Hearing Testing

“I have been well pleased with the personnel and the services. Each time I have made an appointment, it has been completely on time, and my problem has been totally solved. In fact, I have given out her business cards to a variety of people and recommended they make an appointment. I find it so wonderful to hear correctly and not have to say “what”, or “will you please repeat what you said.” Dr. Lee is very professional and competent.”

—Chris P.

Is it Time for a Hearing Test?

Hearing loss is a sudden or gradual decrease in how well you can hear. It is one of the most common conditions affecting older and elderly adults. Having trouble hearing can make it hard to understand and follow a doctor’s advice, to respond to warnings, and to hear doorbells and alarms. It can also make it hard to enjoy talking with friends and family. All of this can be frustrating, embarrassing, and even dangerous.

Do others complain the TV is too loud?

Do you have trouble hearing in a noisy room?


Do you ask others to repeat themselves?

Do you avoid going out because you’ll struggle to hear?

Types of Hearing Loss



A conductive hearing loss occurs when sound is not transported efficiently through the ear canal, eardrum, or through the tiny bones of the middle ear.  This results in a reduction of the loudness of a sound.



Often referred to (in error) as “nerve deafness” a sensorineural hearing loss is caused by damage to the hair cells in the cochlea. These cells cannot be repaired or replaced. 



Some people have both a conductive and a sensorineural hearing loss.  A combination of the two different types is referred to as a mixed hearing loss. Resolution of the conductive portion can result in improved hearing.

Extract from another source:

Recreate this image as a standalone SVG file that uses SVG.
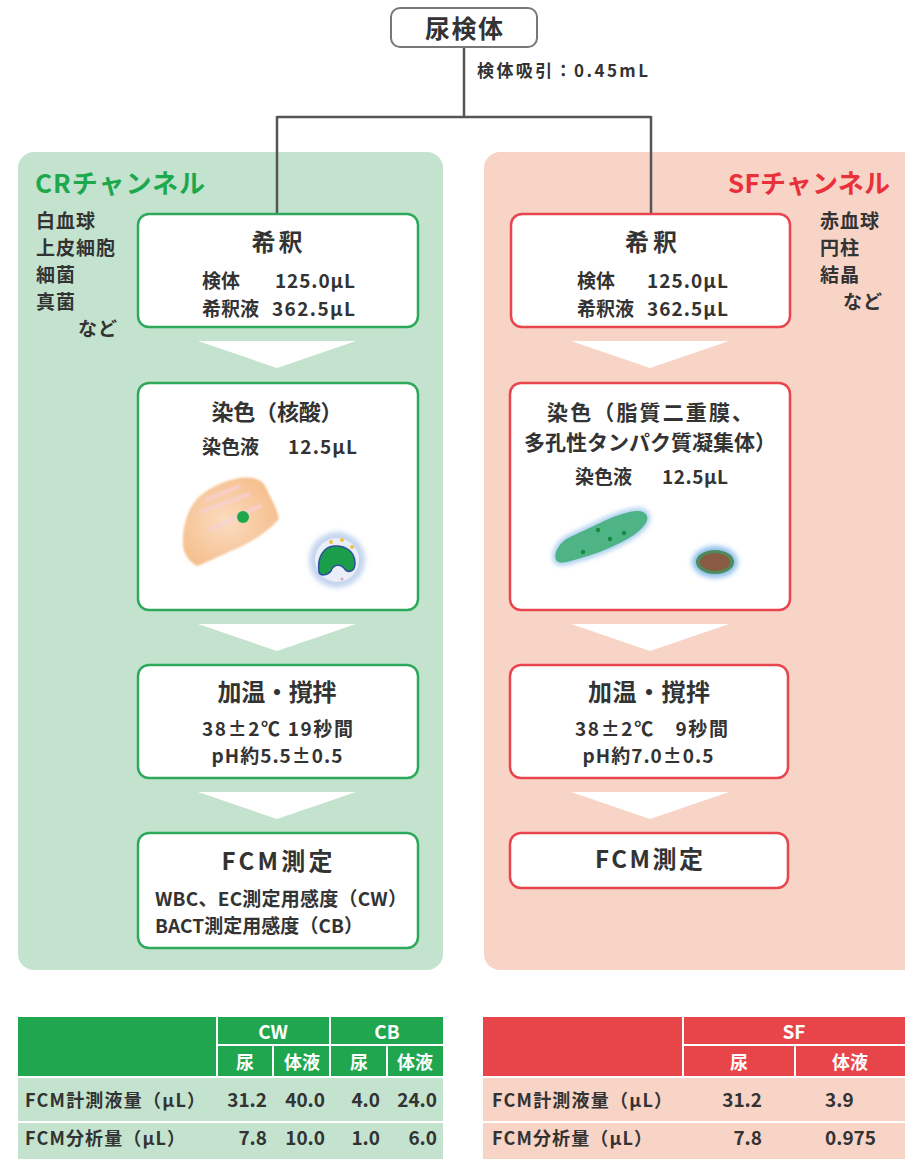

Why Choose an Audiologist?

Is there a need for a soundbooth?

Multiple studies (Margolis and Madsen (2015) and Maclennan-Smith (2013)) have shown that there is no significant difference between using a soundbooth and a quiet space. For the purpose of hearing aid recommendations and programming, most patients exhibit a hearing loss that is significantly worse than noise levels in a quiet room. As a precaution, we utilize special testing earphones that provide higher levels of noise attenuation to ensure accurate testing. Today’s technology and portable equipment allows us to bring everything we need directly to you so we can provide the exact same service that we could give you in a traditional office setting.


What is the relationship between hearing loss and dementia?

Auditory deprivation is a real condition that occurs when the brain is deprived of sound and progressively loses the ability to process sound. There is a “use it or lose it” effect and the result is brain shrinkage and atrophy. Numerous studies have revealed an association between untreated hearing loss and dementia. They have found that people with hearing loss tend to develop cognitive issues more than people without hearing loss. Other studies report brain shrinkage and decreased neural activity in response to complex sentences as a function of age in individuals with untreated hearing loss. Even a mild hearing loss results in as much as a 30% greater cognitive decline when compared with people without hearing loss. For people with moderate and severe hearing losses, the decline was 42% and 52% higher. Today’s hearing aid technology focuses on stimulating the brain as much as possible and minimizing the detrimental effects of hearing loss on the brain. Because hearing loss is a progressive condition, addressing it sooner than later is always best to minimize possible long term irreversible effects. 


People often assume that all hearing aid dispensers are audiologists but this is not the case. Audiologists help diagnose and treat disorders of the ear and balance systems and also specialize in hearing aids. An Au.D. (Doctorate in audiology) is the highest level degree one can attain in the field of audiology and it takes years of education and training to attain.

Having enough time to spend with patients allows us to follow best practices within the scope of our practice as audiologists. This means we take the time to do a thorough case history, comprehensive audiological examination, make appropriate hearing aid recommendations, verification with real ear measurements (REM), maintaining a good follow up schedule and making referrals to primary care physicians or ENT specialists when appropriate.When making a decision to find the right professional to handle your hearing needs, it is always a good idea to choose a trusted and reliable professional who will look out for your best interests.